On a difficult balance between giving someone space and grabbing the attention
When I was a kid I was taught that every book, every film, and every piece of human creativity was of value and I should respect it. I was expected to read a book without destroying it. I was expected to know the biographies of authors or names of actors because I was told they were important. Later on in my life, the same presumption supported discussion on piracy because when people started to share culture on the Internet some of its authors claimed they were being robbed: they had invested some amount of work to produce something of value but they were not remunerated.
This specific approach to authors comes from times when most people didn’t create anything (because they were illiterate or too busy working for their overlords). It is in a way similar to the respect that in many cultures is paid to old people. Centuries ago an old person was only one of the thousands who survived and the only one who could store and pass on knowledge. Today most of the society in the West is ageing and it’s the young who catch up with knowledge and pass this up a generation. I definitely think we should respect old people as well as we should respect authors creating culture but I also want to spot that their roles have changed.

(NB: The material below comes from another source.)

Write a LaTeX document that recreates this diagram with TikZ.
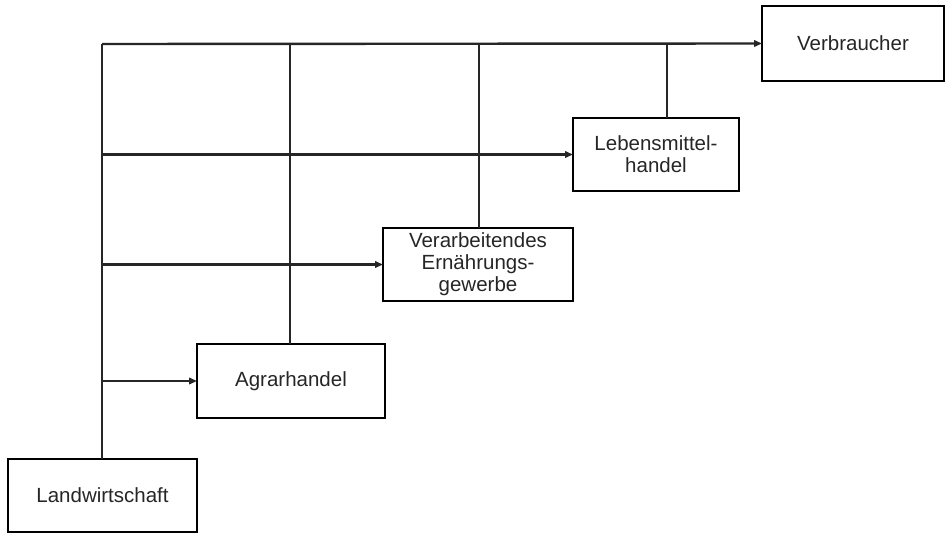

It takes time to sleep well, eat well, look after your beloved ones, work the way that produces something purposeful and there is little time left to learn something or to entertain yourself. Work is valuable but time is valuable as well – and in the age of automated work time is even more precious. Moreover, nowadays – thanks to mass education and mass access to technology like computers or cameras – anybody can produce something of value. I may be wrong but if supply goes up (as more and more people create) and demand is limited (because people’s time is limited) it is obvious that some of this work will not be paid. What is even worse – some of this work will receive neither money nor attention. Consequently, some good pieces of creativity will probably pass unnoticed!

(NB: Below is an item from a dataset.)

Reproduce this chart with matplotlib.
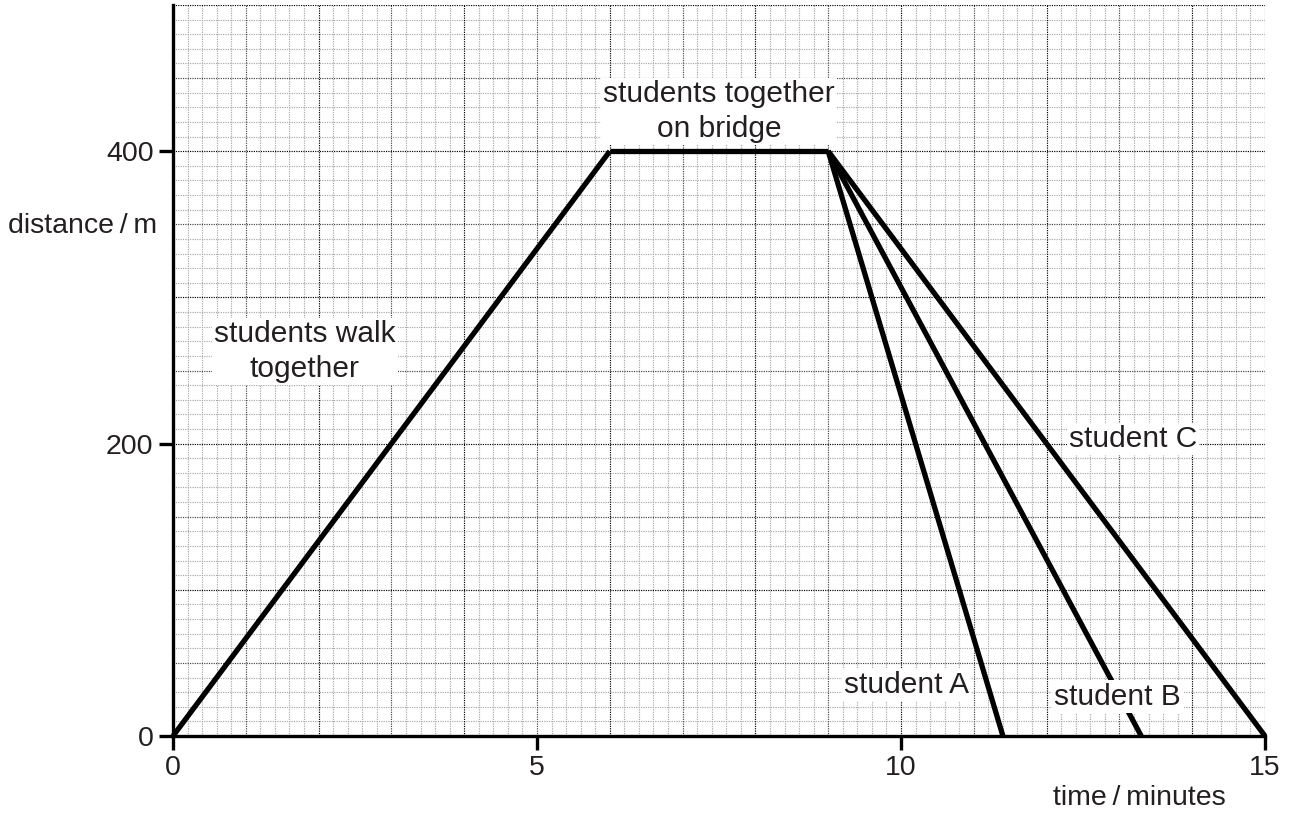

There is so much media flooding us every day and it is easy to get distracted and miss what is important. That is why the ability to be selective while dealing with media becomes one of the most important skills that we need to learn. On the other hand, it happens so often that those who claim to be authors are too proud or too self-centered to consider the amount of time and attention they occupy, and to tailor their output accordingly. I want to stress here that I am aware of this problem and even though I am trying to grab a bit of your attention I promise to do it with care!